Lastly, if the Stan packages are unifying their nomenclature, I think it may be worth thinking about a broader community guide for naming arguments and output columns in modelling functions. The current state of modelling in R is somewhat terrifying, with small blissful oases like Stan and a few others. RStudio in particular is starting to think more about “tidy modelling” (see the very recent tidymodels Github organization for example).

If Stan and RStudio came together to issue a jointly approved list glossary of argument and output column names, I think it could go a long way toward making modelling in R generally nicer. If you’re open to the idea, let me know and I’ll pitch the RStudio team working on tidymodels.

Apologies for pulling this conversation so far off track. I really appreciate what you’re doing and enjoy keeping an eye out on the Stan ecosystem!

2 Likes

@alexpghayes I think complicating this is probably okay at this stage :).

In fact, because this has gotten more complicated, I’ve created a Google spreadsheet summarizing what I have gathered from the current state of the conversation. I’ve attempted to provide more precise definitions for the terms at play (thanks @betanalpha, your comment helped a lot!), as well as what I was able to determine are the names used in a few packages.

It is publicly editable, and I have some asks from anyone who is willing:

  1. Please double-check for correctness. I may have missed some names from some packages (@jonah @tjmahr @alexpghayes), or used imprecise definitions for some concepts (@betanalpha).

  2. If you have other proposed names, or examples of names from other packages please add them.

  3. If you have preferences, please add a column with your name (like the one I added) with your preferences and/or comments.

Hopefully this will help us move towards more consistency, or at least help us identify (and be aware of) where we can be consistent and where we might diverge.

1 Like

Thanks for the input on the spreadsheet @alexpghayes and @betanalpha.

I’ve added another column there that attempts to take both of your feedback and come up with a proposed set of names based on the following criteria:

  1. Ignore compatibility with broom names on the assumption an adapter function can be created.
  2. Use names that could nevertheless be compatible with frequentist approaches.
  3. Always precede with “.” to avoid collisions with variable names in models.
  4. No abbreviations (remembering if something is abbreviated or not can be a pain).
  5. No two-word names (multi-word names can always be standardized on and used in documentation, but I think data frame output should be succinct).
  6. Names should be nouns (I made an exception for lower/upper because they are common)

Combining those criteria with the feedback provided fairly straightforwardly led me to the proposal below (I’ve included definitions of some terms below where it might be ambiguous; precise definitions for all terms are in the spreadsheet):

  • .chain
  • .iteration - ordered, MCMC-specific, within-chain index
  • .draw - not necessarily ordered, unique index
  • .variable
  • .value - for pushforward realizations of parameters
  • .value - outputs of posterior_linpred, which Michael points out are also pushforward realizations of parameters
  • .prediction - outputs of posterior_predict
  • .lower
  • .upper
  • .level .width (amended at @tjmahr’s suggestion) - probabilities associated with intervals
  • .point - taking values like “mean”, “median”, or “mode”
  • .interval - taking values like “qi” (quantile interval) or “hdi” (highest-density interval)

While this is more aggressive in terms of compatibility with other packages than my previous proposal, I don’t think it is that problematic.

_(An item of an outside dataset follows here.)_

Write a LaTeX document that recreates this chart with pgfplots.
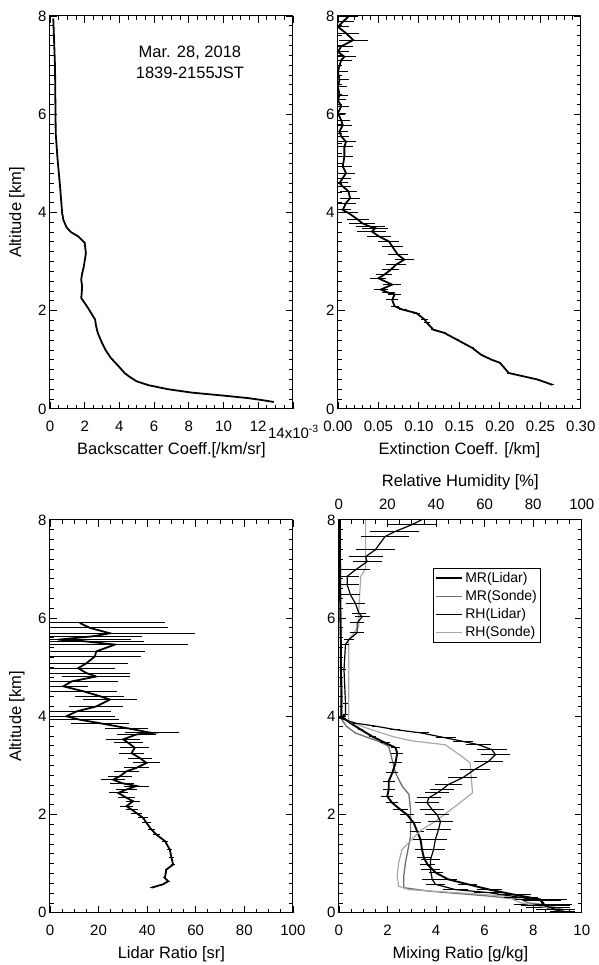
\documentclass[border=0pt]{standalone}
\usepackage{fontspec}
\setmainfont{Liberation Sans}
\usepackage{pgfplots}
\pgfplotsset{compat=1.18}
\definecolor{mrsonde}{HTML}{6E6E6E}
\definecolor{rhsonde}{HTML}{A8A8A8}

\pgfplotsset{
  panel/.style={
    scale only axis, width=243pt, height=393pt, anchor=south west,
    ymin=0, ymax=8, ytick={0,2,...,8}, minor y tick num=9,
    tick align=inside, major tick length=7pt, minor tick length=4pt,
    axis line style={line width=1pt},
    every tick/.style={black, line width=0.8pt},
    tick label style={font=\fontsize{15}{17}\selectfont},
    label style={font=\fontsize{16.5}{19}\selectfont},
    /pgf/number format/assume math mode=true,
    xlabel style={at={(axis description cs:0.5,-0.105)}, anchor=center},
    ylabel style={at={(axis description cs:-0.136,0.5)}, anchor=center},
  },
  lowticks/.style={xticklabel style={anchor=base, yshift=-23pt}},
  prof/.style={black, line width=1.8pt, no marks},
  errs/.style={error bars/.cd, x dir=both, x explicit, error mark=none,
    error bar style={black, line width=1pt}, /pgfplots/.cd},
}

\begin{document}
\begin{tikzpicture}
\path (0pt,0pt) rectangle (598pt,965pt);

% backscatter
\begin{axis}[panel, lowticks, at={(50pt,556pt)},
  xmin=0, xmax=14, xtick={0,2,...,14}, minor x tick num=3,
  xticklabels={0,2,4,6,8,10,12,{}},
  xlabel={Backscatter Coeff.[/km/sr]}, ylabel={Altitude [km]}]
\addplot[prof] table[x=x, y=y] {
y x
0.14 12.9
0.18 12.2
0.22 11.4
0.27 10.0
0.33 8.2
0.40 6.8
0.48 5.7
0.56 5.0
0.65 4.6
0.73 4.3
0.87 3.95
1.04 3.5
1.20 3.2
1.34 3.0
1.55 2.75
1.70 2.65
1.82 2.6
2.05 2.2
2.26 1.8
2.36 1.83
2.50 1.85
2.63 1.8
2.75 1.85
2.90 1.95
3.17 2.07
3.38 2.0
3.51 1.64
3.60 1.2
3.70 0.95
3.85 0.77
3.99 0.7
4.53 0.58
5.07 0.44
5.61 0.33
6.97 0.29
7.95 0.19
};
\end{axis}
\node[anchor=west, inner sep=0pt, font=\fontsize{15}{17}\selectfont] at (268pt,533pt) {14x10\textsuperscript{-3}};
\node[align=center, font=\fontsize{16.5}{21}\selectfont] at (190pt,903pt) {Mar. 28, 2018\\1839-2155JST};

% extinction
\begin{axis}[panel, lowticks, at={(338pt,556pt)},
  xmin=0, xmax=0.30, xtick={0,0.05,...,0.30}, minor x tick num=4,
  xticklabel style={/pgf/number format/.cd, fixed, fixed zerofill, precision=2},
  xlabel={Extinction Coeff. [/km]}]
\addplot[prof, errs] table[x=x, y=y, x error=e] {
y x e
0.49 0.265 0.002
0.60 0.246 0.002
0.73 0.211 0.002
0.94 0.200 0.002
1.00 0.190 0.002
1.10 0.177 0.002
1.24 0.166 0.002
1.41 0.147 0.003
1.55 0.131 0.003
1.61 0.118 0.003
1.75 0.110 0.004
1.82 0.107 0.004
1.95 0.097 0.004
2.02 0.080 0.005
2.09 0.070 0.005
2.22 0.067 0.007
2.33 0.070 0.008
2.36 0.063 0.008
2.43 0.053 0.009
2.53 0.067 0.011
2.66 0.050 0.010
2.73 0.057 0.010
2.83 0.065 0.011
2.94 0.072 0.012
3.04 0.082 0.012
3.14 0.074 0.012
3.31 0.067 0.013
3.41 0.063 0.013
3.51 0.051 0.015
3.61 0.042 0.018
3.68 0.046 0.016
3.71 0.040 0.018
3.78 0.030 0.016
3.85 0.025 0.014
3.99 0.013 0.012
4.05 0.006 0.010
4.19 0.010 0.012
4.29 0.015 0.012
4.43 0.013 0.010
4.53 0.006 0.010
4.60 0.002 0.010
4.70 0.006 0.010
4.80 0.010 0.011
4.94 0.006 0.011
5.14 0.008 0.011
5.34 0.008 0.011
5.44 0.010 0.012
5.55 0.004 0.010
5.65 0.002 0.010
5.78 0.006 0.012
5.88 0.004 0.011
6.02 0.000 0.010
6.16 0.004 0.010
6.29 0.000 0.010
6.39 0.002 0.010
6.56 0.000 0.011
6.70 0.002 0.012
6.87 0.000 0.013
7.10 0.004 0.014
7.17 0.008 0.014
7.27 0.000 0.014
7.38 0.004 0.015
7.51 0.019 0.018
7.65 0.010 0.016
7.78 0.000 0.014
7.88 0.006 0.014
7.99 0.013 0.012
};
\end{axis}

% lidar ratio
\begin{axis}[panel, lowticks, at={(50pt,52pt)},
  xmin=0, xmax=100, xtick={0,20,...,100}, minor x tick num=3,
  xlabel={Lidar Ratio [sr]}, ylabel={Altitude [km]}]
\addplot[prof, errs] table[x=x, y=y, x error=e] {
y x e
0.51 41.8 0.5
0.58 46.6 0.5
0.64 48.6 0.6
0.71 47.3 0.6
0.88 47.9 0.7
0.98 50.7 0.8
1.12 50.0 0.9
1.29 49.3 1.0
1.46 47.3 1.2
1.59 43.8 1.3
1.69 41.8 1.5
1.83 39.7 1.7
1.93 38.4 2.0
2.03 35.6 2.2
2.10 33.6 2.5
2.17 31.5 2.8
2.27 34.2 3.0
2.34 31.5 3.5
2.44 28.1 4.0
2.51 31.5 4.5
2.58 35.6 5.0
2.64 29.5 5.0
2.71 26.0 5.0
2.78 28.8 5.0
2.88 31.5 5.0
2.95 35.6 5.0
3.05 39.7 5.5
3.15 37.0 5.0
3.25 33.6 5.0
3.36 34.9 6.0
3.46 32.2 6.0
3.53 30.1 7.0
3.63 35.6 8.0
3.66 42.0 11
3.76 31.5 9
3.86 20.5 12
3.93 12.3 16
4.00 6.8 20
4.10 11.0 14
4.20 19.0 11
4.34 24.7 11
4.41 20.5 10
4.51 13.7 14
4.61 5.5 10
4.71 8.9 19
4.81 19.0 14
4.88 15.0 18
4.98 11.6 15
5.08 15.0 17
5.22 18.5 19
5.32 19.0 20
5.46 26.7 30
5.53 13.7 25
5.56 3.4 30
5.63 17.8 20
5.69 24.7 35
5.80 16.4 32
5.90 12.3 35
};
\end{axis}

% mixing ratio
\begin{axis}[panel, lowticks, at={(339pt,52pt)},
  xmin=0, xmax=10, xtick={0,2,...,10}, minor x tick num=3, xtick pos=bottom,
  xlabel={Mixing Ratio [g/kg]}]
\addplot[mrsonde, line width=1.3pt] table[x=x, y=y] {
y x
0.00 9.3
0.07 9.2
0.17 8.36
0.20 7.8
0.27 7.5
0.34 6.16
0.44 3.7
0.51 2.67
0.75 2.67
1.02 2.74
1.56 2.95
2.10 2.95
2.41 2.88
2.58 2.6
2.85 2.33
3.12 2.19
3.39 2.05
3.49 1.64
3.56 1.23
3.66 0.68
3.80 0.3
3.95 0.1
4.50 0.12
5.00 0.1
6.00 0.08
7.00 0.06
8.00 0.05
};
\addplot[prof, line width=1.9pt, errs] table[x=x, y=y, x error=e] {
y x e
0.03 9.2 0.5
0.10 8.6 0.9
0.17 8.4 1.2
0.27 8.3 1.1
0.37 7.2 0.7
0.47 6.2 0.5
0.58 5.3 0.4
0.68 4.5 0.35
0.81 4.0 0.3
0.98 3.65 0.3
1.12 3.5 0.3
1.29 3.42 0.3
1.49 3.36 0.3
1.66 3.22 0.3
1.83 3.08 0.3
2.00 2.8 0.3
2.10 2.53 0.3
2.24 2.19 0.25
2.37 1.99 0.25
2.51 2.05 0.25
2.68 2.05 0.25
2.85 2.2 0.25
3.05 2.33 0.25
3.25 2.4 0.25
3.36 2.33 0.2
3.46 1.9 0.2
3.59 1.37 0.15
3.73 0.9 0.1
3.86 0.48 0.05
4.00 0.1 0.03
4.50 0.1 0.03
5.00 0.08 0.03
5.50 0.08 0.03
6.00 0.06 0.03
6.50 0.05 0.03
7.00 0.05 0.03
7.50 0.04 0.03
8.00 0.04 0.03
};
\end{axis}

% relative humidity (top axis)
\begin{axis}[panel, at={(339pt,52pt)},
  xmin=0, xmax=100, xtick={0,20,...,100}, minor x tick num=3,
  axis x line*=top, axis y line=none,
  xticklabel style={anchor=base, yshift=10pt},
  xlabel={Relative Humidity [\%]},
  xlabel style={at={(axis description cs:0.5,1.097)}, anchor=center},
  legend cell align=left,
  legend image code/.code={\draw[#1] (0pt,0pt) -- (26pt,0pt);},
  legend style={at={(0.387,0.878)}, anchor=north west, draw=black, line width=1pt,
    font=\fontsize{14}{16}\selectfont, inner sep=2pt, row sep=2.5pt}]
\addlegendimage{black, line width=1.9pt}
\addlegendentry{MR(Lidar)}
\addlegendimage{mrsonde, line width=1.3pt}
\addlegendentry{MR(Sonde)}
\addlegendimage{black, line width=1.2pt}
\addlegendentry{RH(Lidar)}
\addlegendimage{rhsonde, line width=1.2pt}
\addlegendentry{RH(Sonde)}
\addplot[rhsonde, line width=1.2pt, forget plot] table[x=x, y=y] {
y x
0.03 92
0.07 89
0.14 82
0.20 75
0.34 68.5
0.41 48
0.47 28.8
0.54 24.6
0.75 24
1.02 24.6
1.29 26
1.49 30
1.69 34
1.86 39.7
2.17 48
2.44 55
3.05 54
3.18 50.7
3.42 43.8
3.50 30
3.56 24.6
3.59 22
3.75 12
3.90 4
4.00 4.1
4.27 4
4.95 4.1
5.56 4
5.83 8.2
6.17 8.2
6.85 9
7.00 11
7.86 11
8.00 11
};
\addplot[black, line width=1.2pt, no marks, forget plot, errs] table[x=x, y=y, x error=e] {
y x e
0.01 93 6
0.07 89 8
0.14 85 10
0.24 83.6 8
0.31 75 7
0.41 61.6 6
0.47 48 5
0.58 39.7 4
0.68 38.4 4
0.88 37.7 4
1.08 37.7 4
1.29 39 4.5
1.49 39.7 5
1.69 41 5
1.86 41.8 5
2.00 40.4 5
2.10 38.4 5
2.24 36.3 5
2.34 37 5
2.44 40.4 5
2.51 42.5 5
2.61 45 5.5
2.75 51 6
2.92 56 6
3.08 61.6 6
3.22 64.4 6
3.32 63 6
3.42 57.5 5
3.49 51 4
3.56 44 4
3.66 34 3
3.73 23 2
3.80 15 1.5
3.86 6.8 1
3.97 0 0.5
4.03 2.7 1
4.27 2.7 1
4.95 2.1 1
5.46 2.7 1.5
5.56 4.1 2
5.70 7.5 3
5.90 7.5 3
6.03 9.6 3
6.10 8.2 3
6.30 6.8 4
6.47 4.8 4
6.68 3.4 5
6.85 3.4 5
6.98 6.8 6
7.15 11.6 6
7.25 11 7
7.39 15 8
7.66 19 10
7.76 23 10
7.90 30 10
8.00 34 12
};
\end{axis}
\end{tikzpicture}
\end{document}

A translation function onto broom terminology would be one-to-one:

  • .variable -> term
  • .value -> estimate
  • .prediction -> .fitted
  • .lower -> conf.low
  • .upper -> conf.high

So a drop-in adapter for pipelines would work.

Thoughts?

2 Likes

This looks good!

I prefer .width over .level because level makes me think of alpha/significance level.

1 Like

Nicely done.

1 Like

Fair point, I amended the proposal

I very much like your latest proposal @mjskay!